The Honeywell Primus II Mode S (elementary) transponder has been fitted in some aircraft since September 2004. The problem has usually involved Embraer ERJ-135/145 regional jets and occurs when pilots are asked to change their four-digit “squawk” code – the flight identification code allocated by the ATC unit; if they take more than 5s to input the new code the transponder automatically switches to “standby”, making it unresponsive to interrogation by ground radar or by the ACAS transponders of other aircraft. In areas where there is only secondary radar with no primary radar back-up, the contact disappears from the controller’s display.

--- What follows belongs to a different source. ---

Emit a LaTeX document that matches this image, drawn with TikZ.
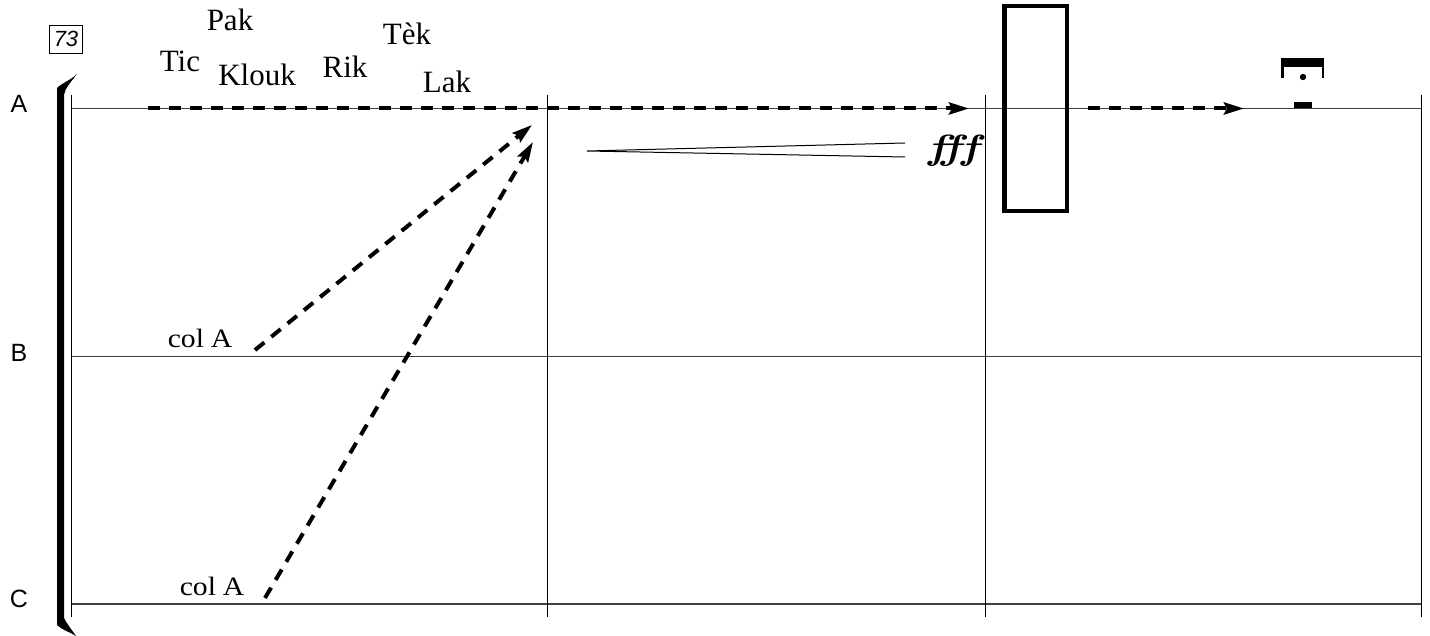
\documentclass[tikz,border=0pt]{standalone}
\usepackage{fontspec}
\newfontfamily\lsans{Liberation Sans}
\newfontfamily\lserif{Liberation Serif}
\usetikzlibrary{arrows.meta}
\begin{document}
\begin{tikzpicture}[x=1pt,y=-1pt,
  staffline/.style={draw=black!75,line width=1.1pt},
  barline/.style={draw=black,line width=1pt},
  dasharrow/.style={line width=4pt,dash pattern=on 12pt off 9pt,-{Stealth[length=20pt,width=12pt,inset=3pt]}},
  word/.style={anchor=base,inner sep=0pt,font=\lserif\fontsize{31}{31}\selectfont},
  colword/.style={anchor=base,inner sep=0pt,font=\lserif\fontsize{26.5}{26.5}\selectfont},
  partlabel/.style={anchor=base,inner sep=0pt,font=\lsans\fontsize{25}{25}\selectfont}]
\useasboundingbox (0,0) rectangle (1430,636);
% staff lines
\coordinate (Al) at (71,108.5); \coordinate (Ar) at (1421,108.5);
\coordinate (Bl) at (71,356.5); \coordinate (Br) at (1421,356.5);
\coordinate (Cl) at (71,604); \coordinate (Cr) at (1421,604);
\draw[staffline] (Al) -- (Ar);
\draw[staffline] (Bl) -- (Br);
\draw[staffline] (Cl) -- (Cr);
% barlines
\foreach \bx/\nm in {71/b0,547/b1,985/b2,1421/b3}{
  \coordinate (\nm t) at (\bx,95); \coordinate (\nm b) at (\bx,617);
  \draw[barline] (\nm t) -- (\nm b);
}
% bracket
\fill (57,625) -- (57,88) .. controls (62,83) and (71,80) .. (77,74)
  .. controls (71,82) and (65,88) .. (64,95) -- (64,618)
  .. controls (67,624) and (72,630) .. (76,636)
  .. controls (70,632) and (62,630) .. (57,625) -- cycle;
% part labels
\node[partlabel] (la) at (19,113) {A};
\node[partlabel] (lb) at (19,362) {B};
\node[partlabel] (lc) at (19,607.5) {C};
% rehearsal mark
\node[draw,line width=0.9pt,minimum width=33pt,minimum height=28pt,inner sep=0pt,
  font=\lsans\itshape\fontsize{22}{22}\selectfont] (reh) at (66,39) {73};
% words
\node[word] (pak) at (230,31) {Pak};
\node[word] (tic) at (180,72) {Tic};
\node[word] (klouk) at (257,86) {Klouk};
\node[word] (rik) at (345,78) {Rik};
\node[word] (tek) at (407,45) {Tèk};
\node[word] (lak) at (447,93) {Lak};
\node[colword] (colB) at (200,348) {\scalebox{1.12}[1]{col\hspace{6pt}A}};
\node[colword] (colC) at (212,595) {\scalebox{1.12}[1]{col\hspace{6pt}A}};
% dashed arrows
\coordinate (a1s) at (148,108.5); \coordinate (a1e) at (969,108.5);
\coordinate (a2s) at (1088,108.5); \coordinate (a2e) at (1244,108.5);
\coordinate (bS) at (255,350); \coordinate (bE) at (532,125);
\coordinate (cS) at (265,598); \coordinate (cE) at (533,142);
\draw[dasharrow] (a1s) -- (a1e);
\draw[dasharrow] (a2s) -- (a2e);
\draw[dasharrow] (bS) -- (bE);
\draw[dasharrow] (cS) -- (cE);
% hairpin
\coordinate (hp) at (587,151); \coordinate (hu) at (905,143); \coordinate (hl) at (905,157);
\draw[line width=1pt] (hu) -- (hp) -- (hl);
\node[inner sep=0pt] (fff) at (954,151) {\scalebox{1.25}[1]{\fontsize{35}{35}\selectfont\bfseries\itshape fff}};
% box
\draw[line width=4.5pt] (1004.5,6) rectangle (1067,211);
% fermata and rest
\fill (1281,58) rectangle (1324,67);
\fill (1281,58) rectangle (1283.5,78);
\fill (1321.5,58) rectangle (1324,78);
\fill (1303,77) circle (3.2pt);
\fill (1294,102) rectangle (1312,108.5);
\end{tikzpicture}
\end{document}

IFATCA cites a case this year over France where an ERJ-145 flew for more than 30min in busy airspace without radar contact.

Honeywell has told pilots to select the transponder to standby before inputting the new code, then back to active once the code has been set; or they can check the annunciators on the unit or on the ACAS display after a reset, and if they indicate standby they should select the transponder to active.

The latter advice was accepted in January as “a mitigation procedure” by Eurocontrol’s Mode S regulatory group. “In themselves [these measures] are not a permanent solution,” says Eurocontrol, adding that EASA’s proposed AD is “expected to be released shortly”.